Below is an example of how Capitalisation Shares Overrides can be used, and what impact that has on the final recognition figures for Component Items in a Budget Bucket in regard to their end of project capitalisation. For this example, we will use the simple global spend example from our previous section - as the spending structure is not the focus here, rather the capitalisation shares are.

Also, for the sake of simplicity, we will assume that the Budget Bucket has a simple Capitalisation Share structure of 100% New (that is, we’re building new Assets).

The details of the above spends are as follows:

Spend Value New Override Renewal Override Upgrade Override
Global Spend 1 $15,000 - - -
Global Spend 2 $2,000 0% 0% 100%

The above table is essentially stating that the first spend does NOT have any overrides defined, and therefore the system will honour the Budget Bucket Capitalisation Shares of 100% New when capitalising this spend.
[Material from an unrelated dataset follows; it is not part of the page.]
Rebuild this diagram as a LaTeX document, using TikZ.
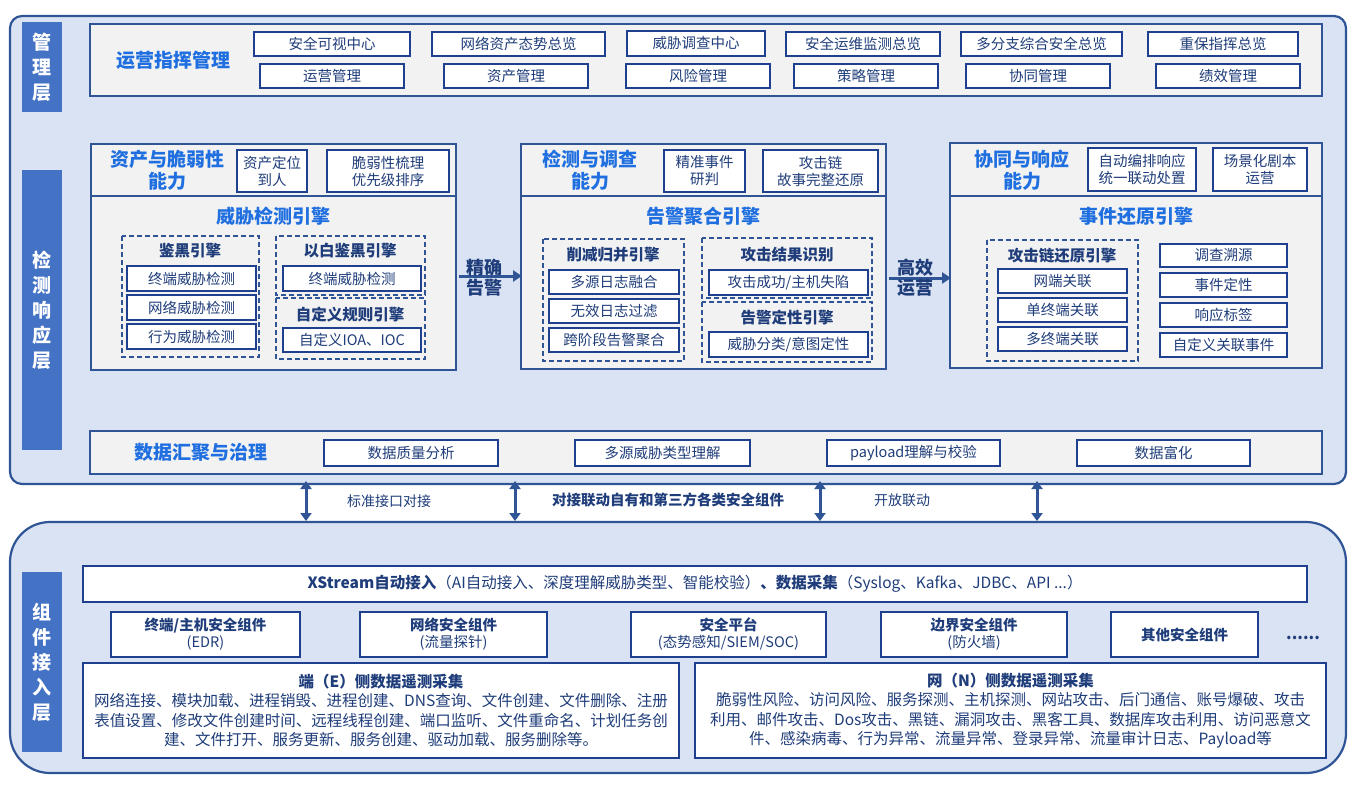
\documentclass[tikz,border=0pt]{standalone}
\usepackage{fontspec}
\setmainfont{Noto Sans CJK SC}
\usetikzlibrary{arrows.meta}
\definecolor{bgb}{HTML}{DAE3F3}
\definecolor{frm}{HTML}{2F5597}
\definecolor{side}{HTML}{4472C4}
\definecolor{ttl}{HTML}{1F6FE0}
\definecolor{nav}{HTML}{1F3F8F}
\definecolor{txt}{HTML}{1F3D7A}
\definecolor{pan}{HTML}{F2F2F2}
\tikzset{
 box/.style={draw=nav,line width=1.6pt,fill=white,inner sep=0pt,text=txt,font=\fontsize{14.5}{17}\selectfont,align=center},
 panel/.style={draw=frm,line width=1.6pt,fill=pan},
 dbox/.style={draw=frm,line width=1.4pt,dashed,dash pattern=on 5pt off 3pt},
 ttlt/.style={text=ttl,font=\fontsize{19}{22}\selectfont\bfseries,align=center},
 subt/.style={text=txt,font=\fontsize{15.5}{18}\selectfont\bfseries,align=center},
 sidel/.style={fill=side,text=white,font=\fontsize{19}{25}\selectfont\bfseries,align=center,inner sep=0pt},
 bigarr/.style={draw=frm,line width=3pt,-{Triangle[width=11pt,length=9pt]}},
 dbl/.style={draw=frm,line width=3pt,{Triangle[width=11pt,length=8pt]}-{Triangle[width=11pt,length=8pt]}},
}
\newcommand\bx[7][]{\node[box,#1,minimum width={(#5-#3)*1pt},minimum height={(#6-#4)*1pt}] (#2) at ({(#3+#5)/2},{(#4+#6)/2}) {#7};}
\newcommand\sd[6]{\node[sidel,minimum width={(#4-#2)*1pt},minimum height={(#5-#3)*1pt}] (#1) at ({(#2+#4)/2},{(#3+#5)/2}) {#6};}
\begin{document}
\begin{tikzpicture}[x=1pt,y=-1pt]
\useasboundingbox (0,0) rectangle (1356,786);
\fill[white] (0,0) rectangle (1356,786);
\draw[frm,line width=2.2pt,fill=bgb,rounded corners=12pt] (10,16) rectangle (1346,484);
\draw[frm,line width=2.2pt,fill=bgb,rounded corners=40pt] (10,522) rectangle (1346,773);
\sd{s1}{22}{22}{62}{112}{管\\理\\层}
\sd{s2}{22}{170}{62}{450}{检\\测\\响\\应\\层}
\sd{s3}{22}{572}{62}{752}{组\\件\\接\\入\\层}
\draw[panel] (90,24) rectangle (1322,96);
\node[ttlt] (t0) at (173,60) {运营指挥管理};
\bx{a1}{254}{32}{410}{56}{安全可视中心}
\bx{a2}{432}{32}{605}{56}{网络资产态势总览}
\bx{a3}{627}{31}{765}{56}{威胁调查中心}
\bx{a4}{786}{32}{940}{56}{安全运维监测总览}
\bx{a5}{961}{32}{1122}{56}{多分支综合安全总览}
\bx{a6}{1148}{32}{1298}{56}{重保指挥总览}
\bx{b1}{260}{64}{404}{88}{运营管理}
\bx{b2}{444}{64}{588}{88}{资产管理}
\bx{b3}{626}{64}{770}{88}{风险管理}
\bx{b4}{794}{64}{938}{88}{策略管理}
\bx{b5}{966}{64}{1110}{88}{协同管理}
\bx{b6}{1156}{64}{1300}{88}{绩效管理}
\draw[panel] (91,144) rectangle (456,196);
\draw[panel] (91,196) rectangle (456,370);
\node[ttlt] (t1) at (167,170) {资产与脆弱性\\能力};
\bx{c1}{237}{150}{307}{192}{资产定位\\到人}
\bx{c2}{327}{150}{449}{192}{脆弱性梳理\\优先级排序}
\node[ttlt] (t2) at (273,216) {威胁检测引擎};
\draw[dbox] (122,236) rectangle (259,357);
\draw[dbox] (276,236) rectangle (425,295);
\draw[dbox] (276,298) rectangle (425,359);
\node[subt] (u1) at (190,251) {鉴黑引擎};
\bx{d1}{127}{266}{256}{291}{终端威胁检测}
\bx{d2}{127}{295}{256}{320}{网络威胁检测}
\bx{d3}{127}{324}{256}{349}{行为威胁检测}
\node[subt] (u2) at (350,251) {以白鉴黑引擎};
\bx{d4}{283}{266}{421}{291}{终端威胁检测}
\node[subt] (u3) at (350,315) {自定义规则引擎};
\bx{d5}{283}{328}{421}{352}{自定义IOA、IOC}
\draw[panel] (521,144) rectangle (886,196);
\draw[panel] (521,196) rectangle (886,369);
\node[ttlt] (t3) at (590,170) {检测与调查\\能力};
\bx{e1}{664}{150}{745}{192}{精准事件\\研判}
\bx{e2}{763}{150}{878}{192}{攻击链\\故事完整还原}
\node[ttlt] (t4) at (703,216) {告警聚合引擎};
\draw[dbox] (543,239) rectangle (684,361);
\draw[dbox] (702,238) rectangle (872,298);
\draw[dbox] (702,302) rectangle (872,362);
\node[subt] (u4) at (613,255) {削减归并引擎};
\bx{f1}{549}{270}{679}{294}{多源日志融合}
\bx{f2}{549}{299}{679}{323}{无效日志过滤}
\bx{f3}{549}{328}{679}{352}{跨阶段告警聚合}
\node[subt] (u5) at (787,255) {攻击结果识别};
\bx{f4}{709}{270}{868}{295}{攻击成功/主机失陷}
\node[subt] (u6) at (787,318) {告警定性引擎};
\bx{f5}{709}{332}{868}{357}{威胁分类/意图定性}
\draw[panel] (950,143) rectangle (1322,196);
\draw[panel] (950,196) rectangle (1322,368);
\node[ttlt] (t5) at (1022,170) {协同与响应\\能力};
\bx{g1}{1088}{148}{1196}{191}{自动编排响应\\统一联动处置}
\bx{g2}{1213}{148}{1307}{191}{场景化剧本\\运营}
\node[ttlt] (t6) at (1136,216) {事件还原引擎};
\draw[dbox] (987,240) rectangle (1138,361);
\node[subt] (u7) at (1062,256) {攻击链还原引擎};
\bx{h1}{998}{269}{1127}{293}{网端关联}
\bx{h2}{998}{298}{1127}{322}{单终端关联}
\bx{h3}{998}{327}{1127}{351}{多终端关联}
\bx{h4}{1160}{244}{1287}{267}{调查溯源}
\bx{h5}{1160}{273}{1287}{297}{事件定性}
\bx{h6}{1160}{303}{1287}{327}{响应标签}
\bx{h7}{1160}{333}{1287}{357}{自定义关联事件}
\coordinate (p1a) at (459,276); \coordinate (p1b) at (522,276);
\draw[bigarr] (p1a) -- (p1b);
\node[text=txt,font=\fontsize{18}{20}\selectfont\bfseries,align=center] (l1) at (484,278) {精确\\告警};
\coordinate (p2a) at (889,278); \coordinate (p2b) at (951,278);
\draw[bigarr] (p2a) -- (p2b);
\node[text=txt,font=\fontsize{18}{20}\selectfont\bfseries,align=center] (l2) at (915,278) {高效\\运营};
\draw[panel] (90,431) rectangle (1322,474);
\node[ttlt] (t7) at (201,452) {数据汇聚与治理};
\bx{k1}{324}{440}{498}{466}{数据质量分析}
\bx{k2}{575}{440}{750}{466}{多源威胁类型理解}
\bx{k3}{827}{440}{1000}{466}{payload理解与校验}
\bx{k4}{1077}{440}{1250}{466}{数据富化}
\foreach \i/\x in {1/306,2/515,3/820,4/1037}{
 \coordinate (q\i a) at (\x,481); \coordinate (q\i b) at (\x,521);
 \draw[dbl] (q\i a) -- (q\i b);}
\node[text=txt,font=\fontsize{14}{16}\selectfont] (m1) at (389,501) {标准接口对接};
\node[text=txt,font=\fontsize{14.5}{16}\selectfont\bfseries] (m2) at (668,500) {对接联动自有和第三方各类安全组件};
\node[text=txt,font=\fontsize{14}{16}\selectfont] (m3) at (902,500) {开放联动};
\bx[font=\fontsize{15.5}{18}\selectfont]{x0}{83}{566}{1307}{602}{\textbf{XStream自动接入}（AI自动接入、深度理解威胁类型、智能校验）\textbf{、数据采集}（Syslog、Kafka、JDBC、API ...）}
\bx{y1}{111}{612}{300}{657}{\textbf{终端/主机安全组件}\\(EDR)}
\bx{y2}{360}{612}{547}{657}{\textbf{网络安全组件}\\(流量探针)}
\bx{y3}{631}{612}{826}{657}{\textbf{安全平台}\\(态势感知/SIEM/SOC)}
\bx{y4}{881}{612}{1067}{657}{\textbf{边界安全组件}\\(防火墙)}
\bx{y5}{1111}{612}{1258}{657}{\textbf{其他安全组件}}
\node[text=txt,font=\fontsize{16}{16}\selectfont\bfseries] (dots) at (1303,638) {......};
\bx[font=\fontsize{15.5}{19.5}\selectfont]{z1}{83}{663}{679}{758}{\textbf{端（E）侧数据遥测采集}\\网络连接、模块加载、进程销毁、进程创建、DNS查询、文件创建、文件删除、注册\\表值设置、修改文件创建时间、远程线程创建、端口监听、文件重命名、计划任务创\\建、文件打开、服务更新、服务创建、驱动加载、服务删除等。}
\bx[font=\fontsize{15.5}{19.5}\selectfont]{z2}{695}{663}{1326}{758}{\textbf{网（N）侧数据遥测采集}\\脆弱性风险、访问风险、服务探测、主机探测、网站攻击、后门通信、账号爆破、攻击\\利用、邮件攻击、Dos攻击、黑链、漏洞攻击、黑客工具、数据库攻击利用、访问恶意文\\件、感染病毒、行为异常、流量异常、登录异常、流量审计日志、Payload等}
\end{tikzpicture}
\end{document}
The second spend does have defined overrides, and therefore the system will ignore the Budget Bucket Capitalisation Shares and apply these overrides when capitalising this spend.

This ultimately results in the following capitalisation figures for the two spends:

Spend Value New Capitalisation Renewal Capitalisation Upgrade Capitalisation
Global Spend 1 $15,000 100% 0% 0%
Global Spend 2 $2,000 0% 0% 100%

As you can see, the first spend simply inherits the Capitalisation Shares from the parent Budget Bucket. These breakdowns would result in the following capitalisation figures for the underlying components:

Component Item Capitalisation Outcome
Item 1 $15,000 capitalised as New infrastructure
Item 2 $2,000 capitalised as an Upgrade of the existing infrastructure

This example, while simple, demonstrates the concept of Spend Capitalisation Share Overrides. The system will always honour the Capitalisation Shares set on the Budget Bucket, unless you specifically override them at the Spend level.